Aconteceu o que aconteceu em Pequim, os resultados prometidos foram inferiores e logo o actual Secretário de Estado acorreu em defesa do COP para dizer que se fosse com ele não existiriam objectivos pré-fixados para os Jogos Olímpicos. Ora, aquilo que em qualquer organização e sistema é o essencial para avaliar do seu grau de sucesso e desempenho, que são os objectivos, as metas e os respectivos resultados, passava a não ter qualquer significado.
A ser assim, a estratégia, o planeamento e a gestão e avaliação deixam de fazer sentido no desporto olímpico porque o sistema passa a funcionar e a ser financiado e dotado de recursos independentemente de definir quaisquer objectivos, metas e resultados para alcançar ou realizar. Gerir assim um sistema desportivo altamente competitivo a nível mundial é completamente ineficaz, será porventura muito ineficiente, não avaliável no desempenho e não mensurável nos níveis de desperdício ou de incompetência organizacional.

7. Avaliação do desempenho e competitividade do desporto nacional
A melhoria de qualquer sistema e organização desportiva depende da sua capacidade de avaliação de desempenho e da sua competitividade internacional. Por isso, o desporto de alta competição, incluindo neste o que compete nas edições dos Jogos Olímpicos, tem de ser permanentemente submetido a processos de avaliação e de comparação internacional.
Um sistema desportivo necessita de se confrontar em permanência com indicadores de desempenho, graus de atingimento de determinados padrões, e com a gestão e organização de outros sistemas nacionais que com ele se confrontam continuadamente na cena mundial.
Ora, isto está bem longe de acontecer em Portugal, desde logo a nível do próprio Governo/Secretaria de Estado do Desporto que demonstra uma total falta de vontade e de iniciativa em criar centros de produção de conhecimento académico e científico sobre a gestão do desporto. Não existe, assim, em Portugal um único “centro de estudos sobre economia e gestão do desporto” – e essa iniciativa poderia e deveria provir do Governo (através do IDP, por exemplo).

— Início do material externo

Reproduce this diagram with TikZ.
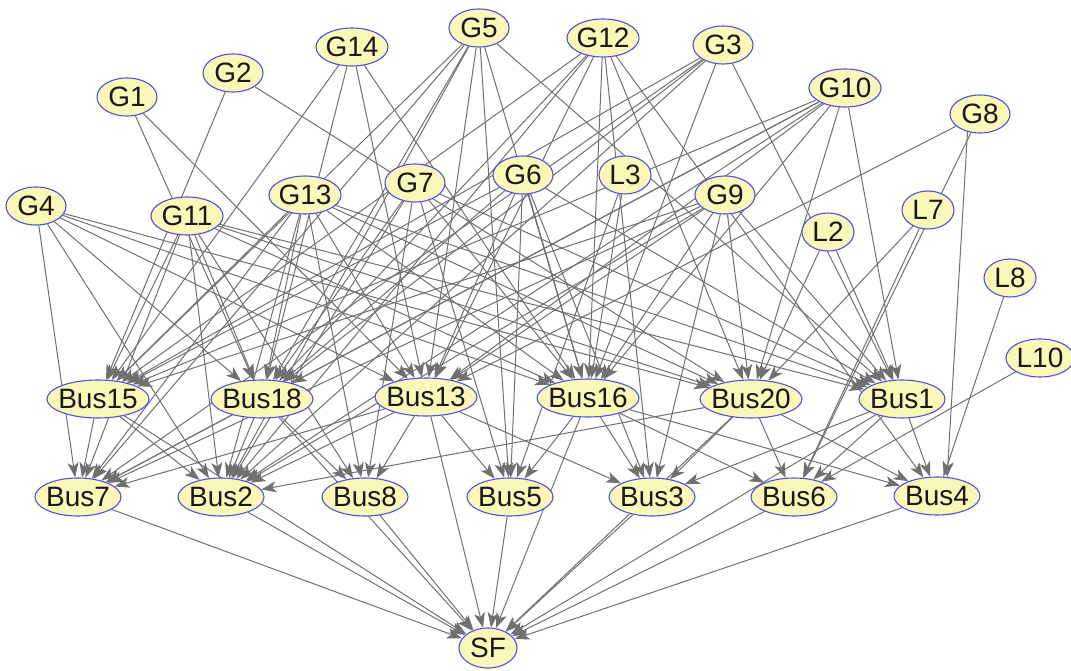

Por isso, são inexistentes em Portugal estudos e análises sobre o desempenho desportivo e sobre a comparação de políticas e sistemas de governação desportiva – sabendo-se que a análise comparativa é hoje um dos processos mais eficazes de produzir conhecimento sobre políticas públicas e sistemas organizacionais dos países.

Conclusão
Se Portugal quiser vir a ter um sistema desportivo federado, incluindo o do “desporto olímpico”, que seja capaz de lhe vir a dar mais e melhores resultados desportivos e organizacionais precisa de uma mudança radical das actuais perspectivas de liderança, gestão e enquadramento político e estratégico. Essa caminhada pode ser longa e implicar a emergência de novas lideranças e mesmo intérpretes que se mobilizem em torno de processos racionais de funcionamento, financiamento e desenvolvimento estratégico desportivo.